On April 17, Representative Keith Ellison introduced the “Inclusive Prosperity Act,” which includes an FTT—an important step forward for three reasons: 1.) it is unfair to tax goods used by all Americans while leaving untaxed the financial transactions used overwhelmingly by our economic elites to further their own wealth; 2.) FTT revenues are urgently needed to fund basic social, health and educational services, and to reduce the $3.6 trillion U.S. infrastructure investment deficit (as estimated by the American Society of Civil Engineers); 3.) the FTT would slow down the computer-driven high-frequency trading (HFT) programs and their millisecond-long transactions that destabilize our financial and commodity markets and contribute to higher prices for the consumer.

In January, 11 of the 27 European Union member states agreed to begin levying an FTT in 2014. Even taking into account anticipated tax evasion, the European FTT is expected to raise $35 billion annually to replace some of the basic social services and infrastructural investments that have been sacrificed to an ideology of “austerity” following the European government bailouts of their banks.

Representative Ellison’s bill would levy a tax of between 0.5 and 0.005 percent, depending on the instrument taxed, of “fair market value” per transaction. By targeting the approximately $300 trillion in financial transactions based on the underlying value of mortgages, interest rates, commodities, credit card debt, etc., economists estimate that the FTT “could generate hundreds of billions of dollars in revenue.” Another FTT bill, introduced on February 28 by Senators Tom Harkin and Sheldon Whitehouse together with Representative Peter Defazio, would levy at a rate of 0.3 percent, and would raise an estimated $352 billion annually.

The introduction of these two bills should, at the very least, stimulate a broad public debate: Why should banks and other big investors—made gigantic by Acts of Congress and at least $19 trillion of ultra-low interest rate Federal Reserve Bank loans from 2007 to 2010—be exempt from taxes on their transactions?

Main Street investors (the median 401K retirement account has $60,000 that could be traded) will hardly feel the effect of this tax. Instead, the floods of millisecond-long “trades” triggered by computer algorithms, which have caused “flash crashes” of value in stocks and commodity contracts unrelated to market fundamentals, will bear the brunt. As long as Congress refuses to regulate such high-frequency trading, and other trading tactics that pose great risk to public markets, an FTT will serve to expose the false liquidity they create in the market.

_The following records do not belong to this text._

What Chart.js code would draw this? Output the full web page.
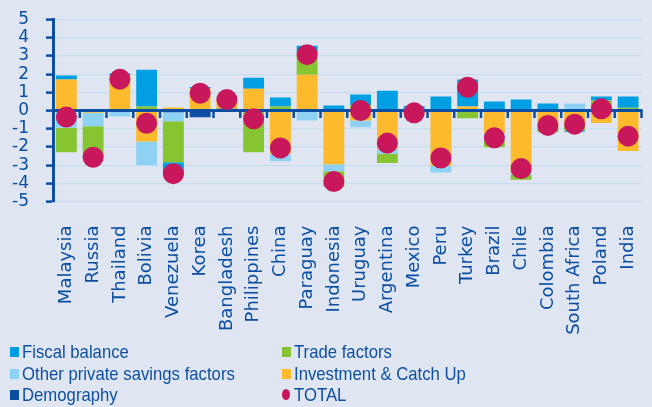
<!DOCTYPE html>
<html>
<head>
<meta charset="utf-8">
<script src="https://cdn.jsdelivr.net/npm/chart.js@4.4.0/dist/chart.umd.min.js"></script>
<style>
body{margin:0;background:#dfe6f2;}
#wrap{position:relative;width:652px;height:407px;overflow:hidden;}
#grafico{position:absolute;left:0;top:0;}
#legenda{position:absolute;left:0;top:341px;width:652px;font-family:'Liberation Sans',Arial,sans-serif;font-size:19px;color:#0e4f9e;}
.item{position:absolute;height:21px;line-height:21px;white-space:nowrap;}
.item i{position:absolute;left:0;top:6px;width:9px;height:10px;}
.item span{position:absolute;left:12px;top:0;transform:scaleX(0.88);transform-origin:0 50%;}
</style>
</head>
<body>
<div id="wrap">
  <canvas id="grafico" width="652" height="407"></canvas>
  <div id="legenda"></div>
</div>
<script>
// Dados
const paises = ['Malaysia','Russia','Thailand','Bolivia','Venezuela','Korea','Bangladesh','Philippines','China','Paraguay','Indonesia','Uruguay','Argentina','Mexico','Peru','Turkey','Brazil','Chile','Colombia','South Africa','Poland','India'];
const demografia  = [0, 0, 0, 0, -0.1, -0.37, 0.1, 0, 0, 0, 0, 0, 0, 0, 0, 0, 0, 0, 0, 0.08, 0, 0];
const investimento = [1.70, -0.12, 1.95, -1.70, 0.16, 1.19, 0.5, 1.2, -2.37, 1.97, -2.96, -0.55, -2.1, -0.3, -3.03, 0.22, -1.25, -3.45, -0.9, -0.75, -0.69, -2.23];
const outrosPrivados = [-0.95, -0.75, -0.33, -1.31, -0.49, 0, 0, 0, -0.42, -0.55, -0.38, -0.37, -0.27, -0.08, -0.38, 0, -0.4, -0.1, 0, 0.3, 0, 0];
const comercio = [-1.35, -1.55, 0, 0.22, -2.25, 0.05, 0, -2.3, 0.22, 1.25, -0.85, 0.3, -0.51, 0, 0, -0.42, -0.37, -0.26, -0.29, -0.35, 0.55, 0.15];
const fiscal = [0.22, -0.1, 0.1, 2.02, -0.75, 0.05, 0.05, 0.6, 0.49, 0.34, 0.27, 0.58, 1.09, 0.25, 0.77, 1.48, 0.5, 0.6, 0.38, -0.07, 0.22, 0.62];
const total = [-0.36, -2.57, 1.72, -0.7, -3.47, 0.95, 0.6, -0.46, -2.06, 3.07, -3.9, 0.0, -1.79, -0.13, -2.61, 1.28, -1.5, -3.19, -0.82, -0.75, 0.09, -1.41];
const ticksY = [5, 4, 3, 2, 1, 0, -1, -2, -3, -4, -5];

// Cores
const AZUL_ESCURO = '#0b4ea2';
const cores = {
  fiscal: '#009fe3', comercio: '#86c531', outros: '#8ed2f3',
  investimento: '#fdba2c', demografia: '#0b4ea2', total: '#c8185b'
};

// Legenda (duas colunas)
const legenda = [
  ['Fiscal balance', cores.fiscal, 0, 0],
  ['Trade factors', cores.comercio, 1, 0],
  ['Other private savings factors', cores.outros, 0, 1],
  ['Investment & Catch Up', cores.investimento, 1, 1],
  ['Demography', cores.demografia, 0, 2],
  ['TOTAL', cores.total, 1, 2]
];
const divLeg = document.getElementById('legenda');
legenda.forEach(([txt, cor, col, lin]) => {
  const d = document.createElement('div');
  d.className = 'item';
  d.style.left = (col ? 282 : 10) + 'px';
  d.style.top = (lin * 21.5) + 'px';
  const redondo = txt === 'TOTAL' ? 'border-radius:50%;width:8px;height:11px;top:5px;' : '';
  d.innerHTML = `<i style="background:${cor};${redondo}"></i><span>${txt}</span>`;
  divLeg.appendChild(d);
});

// Linha do zero com marcas entre categorias (desenhada antes dos pontos)
const linhaZero = {
  id: 'linhaZero',
  beforeDatasetDraw(chart, args){
    if(args.meta.type !== 'line') return;
    const {ctx, chartArea, scales:{x, y}} = chart;
    const y0 = y.getPixelForValue(0);
    ctx.save();
    ctx.strokeStyle = AZUL_ESCURO;
    ctx.lineWidth = 3;
    ctx.beginPath(); ctx.moveTo(chartArea.left, y0); ctx.lineTo(chartArea.right + 1, y0); ctx.stroke();
    ctx.lineWidth = 2.5;
    for(let i = 1; i <= paises.length; i++){
      const px = x.getPixelForValue(i - 0.5);
      ctx.beginPath(); ctx.moveTo(px, y0); ctx.lineTo(px, y0 + 7.5); ctx.stroke();
    }
    ctx.restore();
  }
};

// sem padding extra das escalas: a area do grafico fica so pelo layout.padding
const semPadding = s => { s.paddingTop = 0; s.paddingBottom = 0; s.paddingLeft = 0; s.paddingRight = 0; };

const barra = (label, data, cor) => ({ type:'bar', label, data, backgroundColor: cor, borderWidth: 0, categoryPercentage: 1, barPercentage: 0.78 });

new Chart(document.getElementById('grafico'), {
  data: {
    labels: paises,
    datasets: [
      barra('Demography', demografia, cores.demografia),
      barra('Investment & Catch Up', investimento, cores.investimento),
      barra('Other private savings factors', outrosPrivados, cores.outros),
      barra('Trade factors', comercio, cores.comercio),
      barra('Fiscal balance', fiscal, cores.fiscal),
      { type:'line', label:'TOTAL', data: total, stack:'total', order: -1, showLine:false,
        pointRadius: 10.5, pointHoverRadius: 10.5, pointBorderWidth: 0,
        pointBackgroundColor: cores.total, borderColor: cores.total }
    ]
  },
  options: {
    responsive: false,
    animation: false,
    layout: { padding: { top: 19.5, right: 6, left: 0, bottom: 70.5 } },
    plugins: { legend: { display: false }, tooltip: { enabled: false } },
    scales: {
      x: {
        stacked: true,
        grid: { display: false },
        border: { display: false },
        ticks: { color: AZUL_ESCURO, font: { family: 'DejaVu Sans', size: 18 }, minRotation: 90, maxRotation: 90, padding: 16, autoSkip: false },
        afterFit: s => { s.height = 135; semPadding(s); }
      },
      y: {
        stacked: true,
        min: -5, max: 5,
        afterBuildTicks: s => { s.ticks = ticksY.map(v => ({ value: v })); },
        ticks: { color: AZUL_ESCURO, font: { family: 'DejaVu Sans', size: 17 }, padding: 17, autoSkip: false, callback: v => String(v) },
        grid: {
          color: c => c.tick && c.tick.value === 0 ? 'rgba(0,0,0,0)' : '#c6def0',
          lineWidth: 1.2, tickColor: AZUL_ESCURO, tickLength: 7, tickWidth: 2.5
        },
        border: { display: true, color: AZUL_ESCURO, width: 3 },
        afterFit: s => { s.width = 53; semPadding(s); }
      }
    }
  },
  plugins: [linhaZero]
});
</script>
</body>
</html>
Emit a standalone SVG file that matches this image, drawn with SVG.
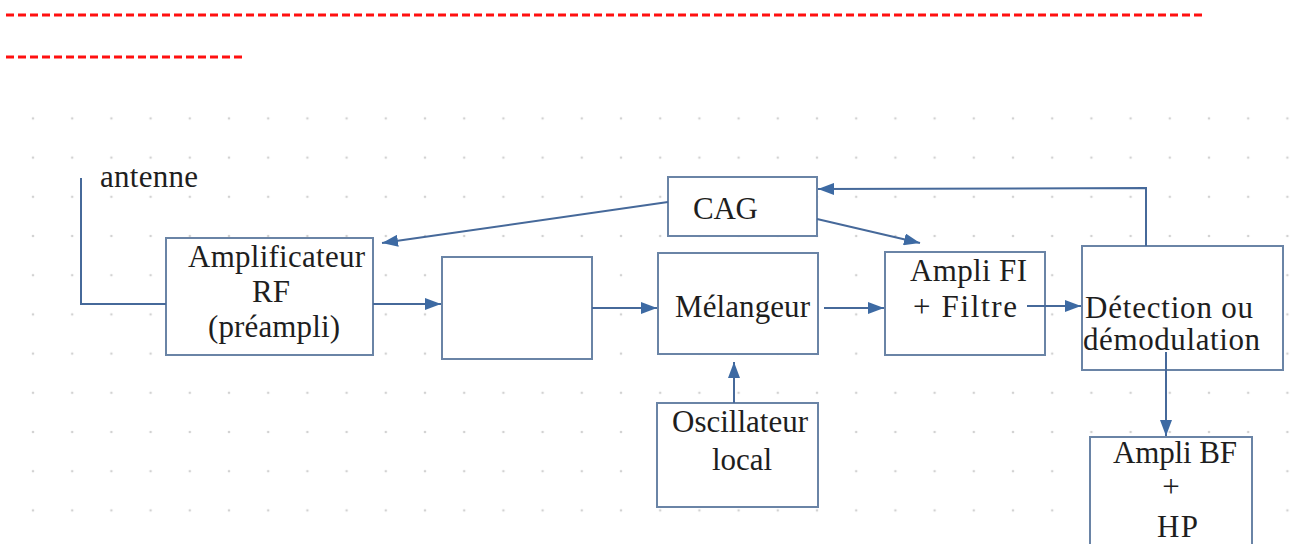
<svg xmlns="http://www.w3.org/2000/svg" width="1296" height="544" viewBox="0 0 1296 544">
  <style>
    .box { fill: #ffffff; stroke: #6a84a6; stroke-width: 2; }
    .wire { fill: none; stroke: #46699a; stroke-width: 2; }
    .lbl { font-family: "Liberation Serif", "DejaVu Serif", serif; font-size: 31px; fill: #1e1e1e; }
    .rule { stroke: #ff1010; stroke-width: 3; stroke-dasharray: 8 4; }
  </style>
  <defs>
    <pattern id="dots" patternUnits="userSpaceOnUse" x="13.4" y="98.8" width="39.2" height="39.2">
      <circle cx="19.6" cy="19.6" r="1.3" fill="#d2d2d2"/>
    </pattern>
    <marker id="arrow" viewBox="0 0 16 12" refX="16" refY="6" markerWidth="16" markerHeight="12" markerUnits="userSpaceOnUse" orient="auto">
      <path d="M0,0 L16,6 L0,12 Z" fill="#3d6aa3"/>
    </marker>
  </defs>

  <rect width="1296" height="544" fill="#ffffff"/>
  <!-- dotted background grid -->
  <rect x="0" y="98" width="1296" height="446" fill="url(#dots)"/>

  <!-- red separator rules -->
  <line class="rule" x1="6" y1="15" x2="1206" y2="15"/>
  <line class="rule" x1="6" y1="57" x2="243" y2="57"/>

  <!-- antenna label -->
  <g id="antenne">
    <text class="lbl" x="100" y="187" textLength="98" lengthAdjust="spacing">antenne</text>
  </g>

  <g id="ampli-rf">
    <rect class="box" x="166" y="238" width="207" height="117"/>
    <text class="lbl" x="188" y="267" textLength="177" lengthAdjust="spacing">Amplificateur</text>
    <text class="lbl" x="252" y="302" textLength="38" lengthAdjust="spacing">RF</text>
    <text class="lbl" x="208" y="337" textLength="132" lengthAdjust="spacing">(préampli)</text>
  </g>

  <g id="bloc-vide">
    <rect class="box" x="442" y="257" width="150" height="102"/>
  </g>

  <g id="cag">
    <rect class="box" x="668" y="177" width="149" height="59"/>
    <text class="lbl" x="693" y="219" textLength="65" lengthAdjust="spacing">CAG</text>
  </g>

  <g id="melangeur">
    <rect class="box" x="658" y="253" width="160" height="101"/>
    <text class="lbl" x="675" y="317" textLength="135" lengthAdjust="spacing">Mélangeur</text>
  </g>

  <g id="oscillateur">
    <rect class="box" x="657" y="403" width="161" height="104"/>
    <text class="lbl" x="672" y="432" textLength="136" lengthAdjust="spacing">Oscillateur</text>
    <text class="lbl" x="712" y="470" textLength="60" lengthAdjust="spacing">local</text>
  </g>

  <g id="ampli-fi">
    <rect class="box" x="885" y="252" width="160" height="103"/>
    <text class="lbl" x="910" y="281" textLength="117" lengthAdjust="spacing">Ampli FI</text>
    <text class="lbl" x="913" y="317" textLength="104" lengthAdjust="spacing">+ Filtre</text>
  </g>

  <g id="detection">
    <rect class="box" x="1082" y="246" width="201" height="124"/>
    <text class="lbl" x="1085" y="318" textLength="168" lengthAdjust="spacing">Détection ou</text>
    <text class="lbl" x="1083" y="350" textLength="177" lengthAdjust="spacing">démodulation</text>
  </g>

  <g id="ampli-bf">
    <rect class="box" x="1090" y="437" width="162" height="120"/>
    <text class="lbl" x="1113" y="463" textLength="124" lengthAdjust="spacing">Ampli BF</text>
    <text class="lbl" x="1171" y="497" text-anchor="middle">+</text>
    <text class="lbl" x="1157" y="537" textLength="41" lengthAdjust="spacing">HP</text>
  </g>

  <!-- connectors, drawn over the blocks -->
  <g id="connectors">
    <polyline class="wire" points="81,178 81,304 166,304"/>
    <line class="wire" x1="373" y1="304" x2="441" y2="304" marker-end="url(#arrow)"/>
    <line class="wire" x1="592" y1="308" x2="657" y2="308" marker-end="url(#arrow)"/>
    <line class="wire" x1="824" y1="308" x2="884" y2="308" marker-end="url(#arrow)"/>
    <line class="wire" x1="1027" y1="306" x2="1081" y2="306" marker-end="url(#arrow)"/>
    <polyline class="wire" points="1146,246 1146,188 818,189" marker-end="url(#arrow)"/>
    <line class="wire" x1="668" y1="202" x2="382" y2="243" marker-end="url(#arrow)"/>
    <line class="wire" x1="817" y1="219" x2="920" y2="243" marker-end="url(#arrow)"/>
    <line class="wire" x1="734" y1="403" x2="734" y2="362" marker-end="url(#arrow)"/>
    <line class="wire" x1="1166" y1="352" x2="1166" y2="436" marker-end="url(#arrow)"/>
  </g>
</svg>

Given Wall Street’s ferocious opposition to effective regulation, it is near certain that the financial services lobby and their Congressional allies will oppose the FTT as an attack on U.S. banks that will undermine “competitiveness” against foreign banks. However, the Too Big to Fail and Too Big to Jail banks and bankers already run perhaps half of their trades through foreign affiliates, so the issue of competitiveness is a red herring. Foreign affiliate trades by JP Morgan, AIG, MF Global, etc., have already eluded U.S. regulators and already inflicted huge damage to the U.S. economy. The “Inclusive Prosperity Act” would enable regulators to apply the tax to foreign affiliates of U.S. financial institutions to prevent regulatory and, now, tax evasion.

It’s time to restore an enhanced version of this fair and progressive tax, both to raise much needed revenue and to reduce volatile capital flows that devastate, rather than serve, the economy. All Minnesotans should write to Senators Franken and Klobuchar and to their respective representatives in support of Representative Ellison’s bill.